PLAYBOY: It had nothing to do with your understanding of popular music?

PAUL: A bit. I was vibing it heavily. And very in love with it, and that helps. Anyway, now it's become the largest independently owned publishing company, so it's a big dip.

PLAYBOY: It's also made you one of the richest men in the world, hasn't it?

LINDA: There aren't all those millions that you read about in the paper. How much Paul earns is one of those constant topics in the gossip columns, and it's all exaggerated.

PLAYBOY: The figure we've heard most often is that you're worth about 500,000,000.

PAUL: And the other one is that I earn 20,000,000 a year.

LINDA: Can you imagine the taxes you'd have to pay on that?

PAUL: The money stories actually arose because some fellow somewhere wrote a book called World Paychecks: Who Makes What, Where and Why--a rubbishy book from which the newspapers quoted a reference to me. That is the entire source this wealth has come from.

LINDA: And it doubles every time you look at the paper.

PAUL: It's all based on that one published item, and it actually isn't true. I didn't earn that much in record royalties. You've only got to look at my sales in 1980 to figure that one out. In the here-and-now stage, the figure is wildly exaggerated.

Linda: That's it. That's all you need to say.

PLAYBOY: All right, but when you say "in the here-and-now stage," you seem to be hedging; does that mean that iths possible you might be earning that much in the future?

PAUL: No, I'm not talking figures. Where I come from, you don't really talk about how much you're earning. Those things are private. Like a lot of people, my dad never told my mum how much he was earning. I'm certainly not going to tell the world. I'm doing well.

PLAYBOY: Does Linda Know?

PAUL: Linda knows.

LINDA: I'm not really interested. I want to have enough to live on, and if I can help a few other people, that's what I care about.
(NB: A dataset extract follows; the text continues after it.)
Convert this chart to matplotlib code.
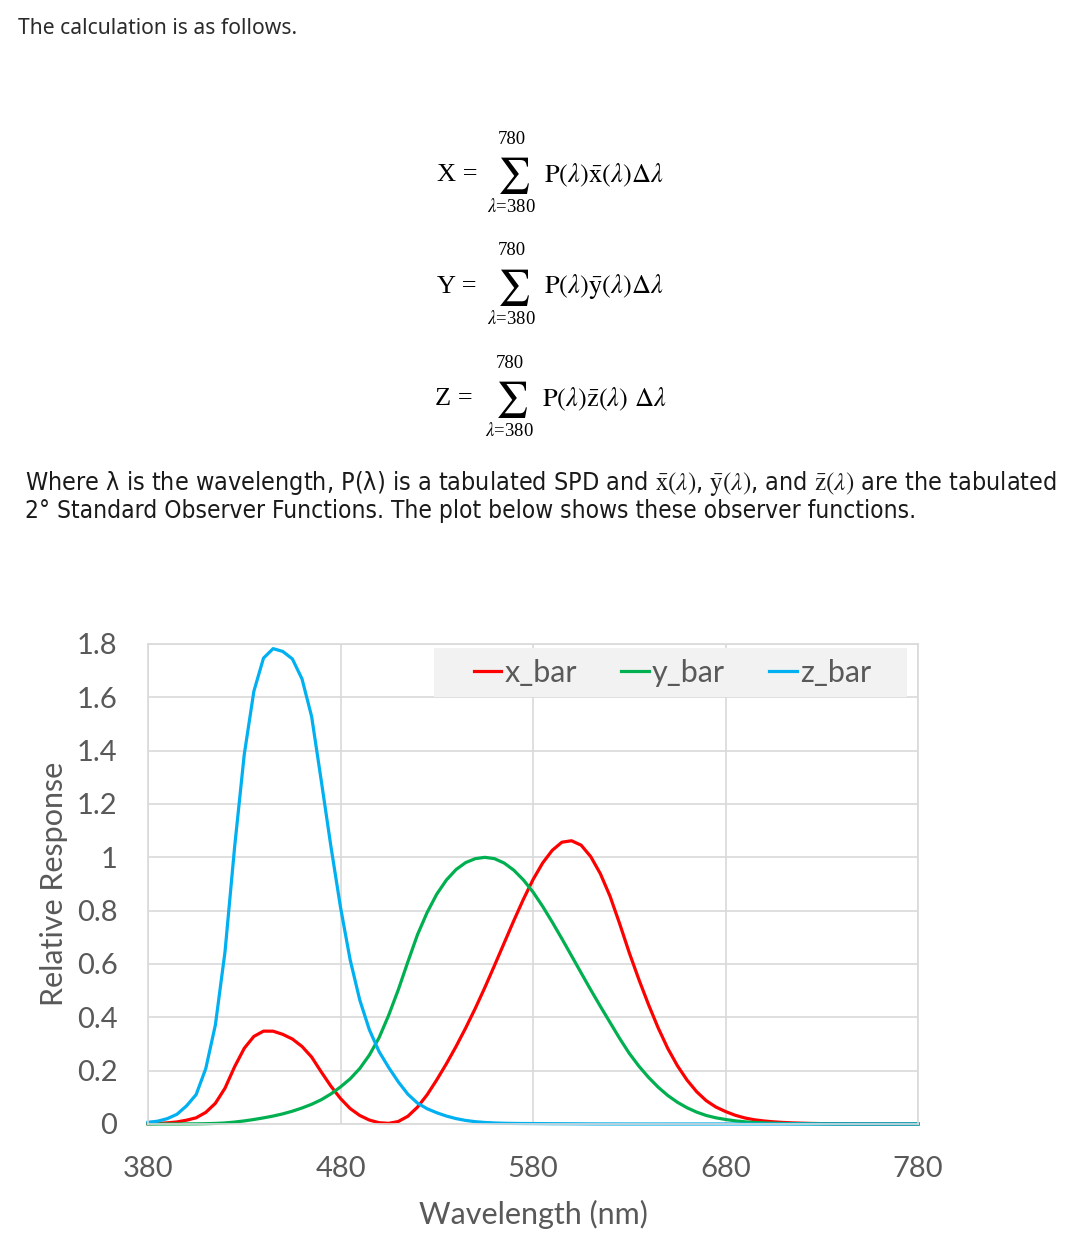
import matplotlib
matplotlib.use('Agg')
import matplotlib.pyplot as plt
import numpy as np
from matplotlib.patches import Rectangle

# CIE 1931 2 degree standard observer, 5 nm steps
wavelength = np.arange(380, 781, 5)
x_bar = [0.001368, 0.002236, 0.004243, 0.007650, 0.014310, 0.023190, 0.043510, 0.077630, 0.134380, 0.214770,
         0.283900, 0.328500, 0.348280, 0.348060, 0.336200, 0.318700, 0.290800, 0.251100, 0.195360, 0.142100,
         0.095640, 0.057950, 0.032010, 0.014700, 0.004900, 0.002400, 0.009300, 0.029100, 0.063270, 0.109600,
         0.165500, 0.225750, 0.290400, 0.359700, 0.433450, 0.512050, 0.594500, 0.678400, 0.762100, 0.842500,
         0.916300, 0.978600, 1.026300, 1.056700, 1.062200, 1.045600, 1.002600, 0.938400, 0.854450, 0.751400,
         0.642400, 0.541900, 0.447900, 0.360800, 0.283500, 0.218700, 0.164900, 0.121200, 0.087400, 0.063600,
         0.046770, 0.032900, 0.022700, 0.015840, 0.011359, 0.008111, 0.005790, 0.004109, 0.002899, 0.002049,
         0.001440, 0.001000, 0.000690, 0.000476, 0.000332, 0.000235, 0.000166, 0.000117, 0.000083, 0.000059,
         0.000042]
y_bar = [0.000039, 0.000064, 0.000120, 0.000217, 0.000396, 0.000640, 0.001210, 0.002180, 0.004000, 0.007300,
         0.011600, 0.016840, 0.023000, 0.029800, 0.038000, 0.048000, 0.060000, 0.073900, 0.090980, 0.112600,
         0.139020, 0.169300, 0.208020, 0.258600, 0.323000, 0.407300, 0.503000, 0.608200, 0.710000, 0.793200,
         0.862000, 0.914850, 0.954000, 0.980300, 0.994950, 1.000000, 0.995000, 0.978600, 0.952000, 0.915400,
         0.870000, 0.816300, 0.757000, 0.694900, 0.631000, 0.566800, 0.503000, 0.441200, 0.381000, 0.321000,
         0.265000, 0.217000, 0.175000, 0.138200, 0.107000, 0.081600, 0.061000, 0.044580, 0.032000, 0.023200,
         0.017000, 0.011920, 0.008210, 0.005723, 0.004102, 0.002929, 0.002091, 0.001484, 0.001047, 0.000740,
         0.000520, 0.000361, 0.000249, 0.000172, 0.000120, 0.000085, 0.000060, 0.000042, 0.000030, 0.000021,
         0.000015]
z_bar = [0.006450, 0.010550, 0.020050, 0.036210, 0.067850, 0.110200, 0.207400, 0.371300, 0.645600, 1.039050,
         1.385600, 1.622960, 1.747060, 1.782600, 1.772110, 1.744100, 1.669200, 1.528100, 1.287640, 1.041900,
         0.812950, 0.616200, 0.465180, 0.353300, 0.272000, 0.212300, 0.158200, 0.111700, 0.078250, 0.057250,
         0.042160, 0.029840, 0.020300, 0.013400, 0.008750, 0.005750, 0.003900, 0.002750, 0.002100, 0.001800,
         0.001650, 0.001400, 0.001100, 0.001000, 0.000800, 0.000600, 0.000340, 0.000240, 0.000190, 0.000100,
         0.000050, 0.000030, 0.000020, 0.000010, 0, 0, 0, 0, 0, 0,
         0, 0, 0, 0, 0, 0, 0, 0, 0, 0,
         0, 0, 0, 0, 0, 0, 0, 0, 0, 0,
         0]

x_ticks = [380, 480, 580, 680, 780]
y_ticks = [0, 0.2, 0.4, 0.6, 0.8, 1.0, 1.2, 1.4, 1.6, 1.8]
y_labels = ['0', '0.2', '0.4', '0.6', '0.8', '1', '1.2', '1.4', '1.6', '1.8']

W, H = 1080, 1245
plt.rcParams['mathtext.fontset'] = 'stix'

fig = plt.figure(figsize=(W / 100, H / 100), dpi=100)

def fx(px):
    return px / W

def fy(py):
    return 1 - py / H

# text above the chart
fig.text(fx(18), fy(29), 'The calculation is as follows.', family='Noto Sans',
         fontsize=15.2, color='#2b2b2b', va='center', ha='left')

eq_rows = [('X', r'$\mathrm{P}(\lambda)\bar{\mathrm{x}}(\lambda)\Delta\lambda$', 175, 0),
           ('Y', r'$\mathrm{P}(\lambda)\bar{\mathrm{y}}(\lambda)\Delta\lambda$', 287, 0),
           ('Z', r'$\mathrm{P}(\lambda)\bar{\mathrm{z}}(\lambda)\ \Delta\lambda$', 399, -2)]
for name, body, yc, dx in eq_rows:
    fig.text(fx(437 + dx), fy(yc), name + ' =', family='Liberation Serif', fontsize=19,
             va='center', ha='left', color='black')
    fig.text(fx(513 + dx), fy(yc + 1), r'$\sum$', fontsize=26, va='center', ha='center')
    fig.text(fx(512 + dx), fy(yc - 36), '780', family='Liberation Serif', fontsize=13.5,
             va='center', ha='center')
    fig.text(fx(511 + dx), fy(yc + 32), r'$\lambda$=380', family='Liberation Serif', fontsize=13.5,
             va='center', ha='center')
    fig.text(fx(544 + dx), fy(yc), body, fontsize=19, va='center', ha='left')

para_kw = dict(family='DejaVu Sans', fontstretch='condensed', color='#1a1a1a',
               va='center', ha='left')
fig.text(fx(25), fy(483), r'Where λ is the wavelength, P(λ) is a tabulated SPD and '
         r'$\bar{\mathrm{x}}(\lambda)$, $\bar{\mathrm{y}}(\lambda)$, and $\bar{\mathrm{z}}(\lambda)$'
         r' are the tabulated', fontsize=18, **para_kw)
fig.text(fx(25), fy(511), '2° Standard Observer Functions. The plot below shows these observer functions.',
         fontsize=17.6, **para_kw)

# chart
ax = fig.add_axes([fx(148), 121 / H, 770 / W, 480 / H])
ax.plot(wavelength, x_bar, color='#ff0000', lw=2.3, label='x_bar', clip_on=False)
ax.plot(wavelength, y_bar, color='#00b050', lw=2.3, label='y_bar', clip_on=False)
ax.plot(wavelength, z_bar, color='#00b0f0', lw=2.3, label='z_bar', clip_on=False)

ax.set_xlim(380, 780)
ax.set_ylim(0, 1.8)
ax.set_xticks(x_ticks)
ax.set_yticks(y_ticks, y_labels)
ax.grid(True, color='#d9d9d9', lw=1.2)
ax.set_axisbelow(True)
for s in ax.spines.values():
    s.set_color('#d9d9d9')
    s.set_linewidth(1.2)
for lab in ax.get_xticklabels() + ax.get_yticklabels():
    lab.set_family('Lato')
ax.tick_params(axis='both', length=0, labelsize=21, labelcolor='#595959')
ax.tick_params(axis='y', pad=22)
ax.tick_params(axis='x', pad=23)
ax.set_xlabel('Wavelength (nm)', family='Lato', fontsize=22, color='#595959', labelpad=13)
ax.set_ylabel('Relative Response', family='Lato', fontsize=22, color='#595959', labelpad=6)

ax.add_patch(Rectangle((0.3714, 0.8896), 0.6143, 0.1021, transform=ax.transAxes,
                       facecolor='#f2f2f2', edgecolor='none', zorder=2.5))
ax.legend(loc='center', bbox_to_anchor=(0.681, 0.94), ncol=3, frameon=False,
          prop={'family': 'Lato', 'size': 22}, labelcolor='#595959',
          handlelength=0.9, handletextpad=0.1, columnspacing=1.45)

fig.savefig('out.png', dpi=100)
PLAYBOY: One other rumor: Is it true, as published, that you are the single largest depositor in the Chase Manhattan Bank in New York?

PAUL, LINDA: We don't even use Chase Manhattan Bank!

PLAYBOY: Whatever else you say, people have always felt you are commercially minded, that you are motivated by money--

PAUL: No, it isn't money. It's doing well. I saw that Meryl Streep said, "I just want to do my job well." And really, that's all I'm ever trying to do. I still like writing songs. It still gives me a thrill. If I had been asked at 15 why I wrote, I would have answered, "Money." But after a while, you realize that's not really your driving motive. When you get the money, you still need to keep going; you don't stop. There has to be something else. I think it's the freedom to do what you want and to live your dreams.